Adding Aged Character
See how a mom-and-daughter team transformed this dated bath.
Updating a girl's bath. Before, the weary decor included pink wall and floor tile, unsightly wallpaper, and a host of other dated elements.
"I could have worked with the pink tile," admits homeowner Jane Hardin of Little Rock, "but my daughter, Tara, did not like it."
Both mom and daughter agreed that the new bath should sport a youthful look with clean lines and an aged feel in keeping with the 1920s home. With the help of architect John Allison, the two achieved the results they wanted.
"I kept anything old that I could," Jane says. For example, both the sink and the toilet were original to the bath, and reusing them was a real help to the budget.
Jane removed the bulky cabinetry around the sink to open the space up, and she changed out the pink wall tile with beaded-board paneling. Hexagon-shaped tiles now cover the floor. New light fixtures and a stainless steel storage unit for towels and toiletries finish the look.Getting A Vintage Look
- Don't be afraid to consult a builder or architect to help interpret your renovation ideas.
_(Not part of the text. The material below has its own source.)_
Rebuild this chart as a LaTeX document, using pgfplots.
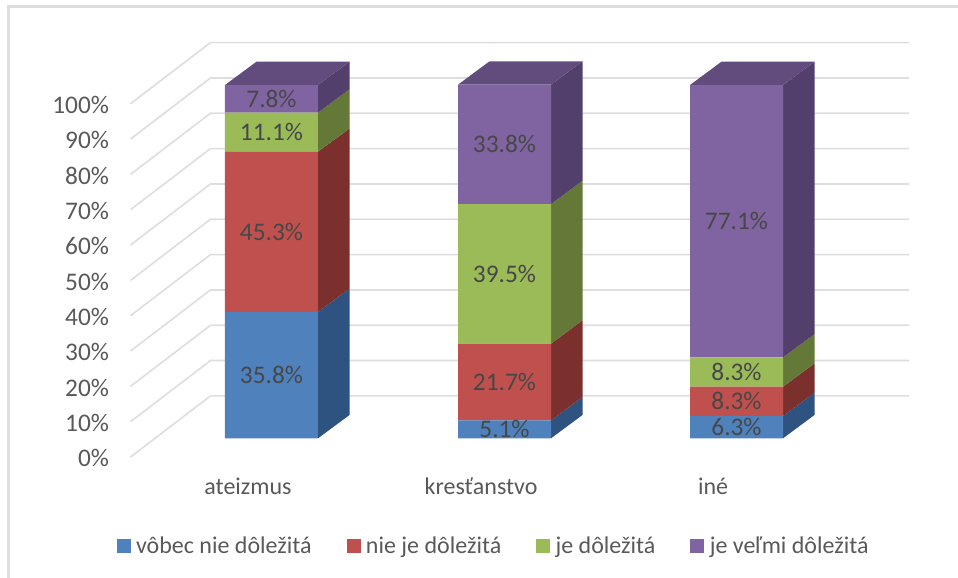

- "I love seeing old tile floors," Jane says. "I'm even willing to live with a crack or two running through the floor to keep the old tile." If you need to replace tile, search for new vintage-looking ones such as the hexagonal tile used here.
- Keep original fixtures if at all possible. Doorknobs and light fixtures ensure an aged feel.
- "Make sure the scale is appropriate," notes John. In a small bath, choose accessories and fixtures that won't overpower.